5th Vice-Chancellor of Bangladesh University of Engineering and Technology
- In office 25 April 1987 – 24 April 1991
- Preceded by: Abdul Matin Patwari
- Succeeded by: Muhammad Shahjahan

1st Vice-Chancellor of Ahsanullah University of Science and Technology
- In office 25 April 1995 – 31 January 2007

Personal details
- Born: 17 July 1933 Dhaka, Bengal Presidency, British India
- Died: 7 July 2026 (aged 92)
- Alma mater: Dhaka College; Ahsanullah Engineering College; Texas A&M Engineering;
- Occupation: Academic, college administrator

= Musharrof Husain Khan =

Bangladeshi college adminitrator (1933–2026)

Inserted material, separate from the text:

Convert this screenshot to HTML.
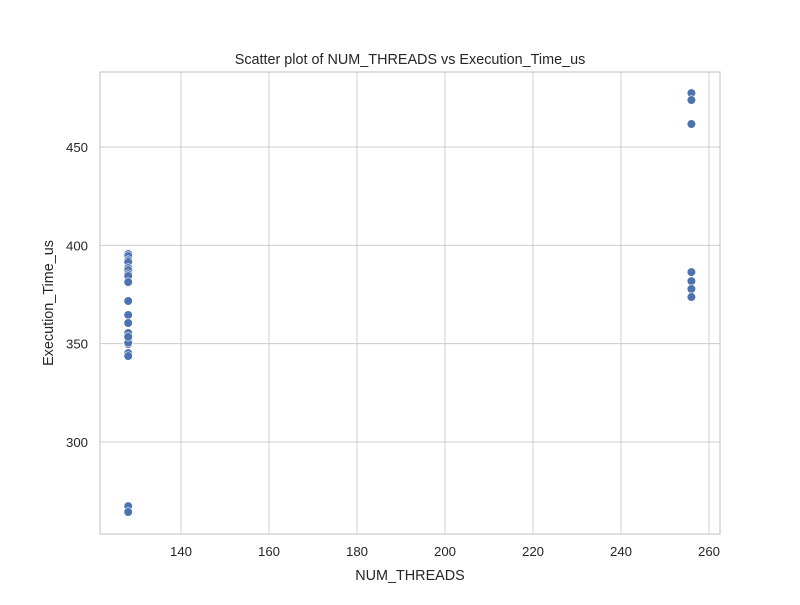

Musharrof Husain Khan (17 July 1933 – 7 July 2026) was a Bangladeshi academic. He served as the 5th vice-chancellor of Bangladesh University of Engineering and Technology. Also he served as first vice-chancellor of Ahsanullah University of Science and Technology.

==Life and career==
Khan passed matriculation examination from State High School in Rajnandgaon in 1949 and intermediate examination from Dhaka College in 1951. He earned his bachelor's in mechanical engineering from Ahsanullah Engineering College in 1955. He received master's and Ph.D. from Texas A&M University in 1962 and 1964 respectively.

He joined as a lecturer at Ahsanullah Engineering College in December 1956. He served as the vice-chancellor of Bangladesh University of Engineering and Technology from April 1987 to April 1991. He also served as a vice-chancellor of Ahsanullah University of Science and Technology.

Khan died on 7 July 2026, at the age of 92.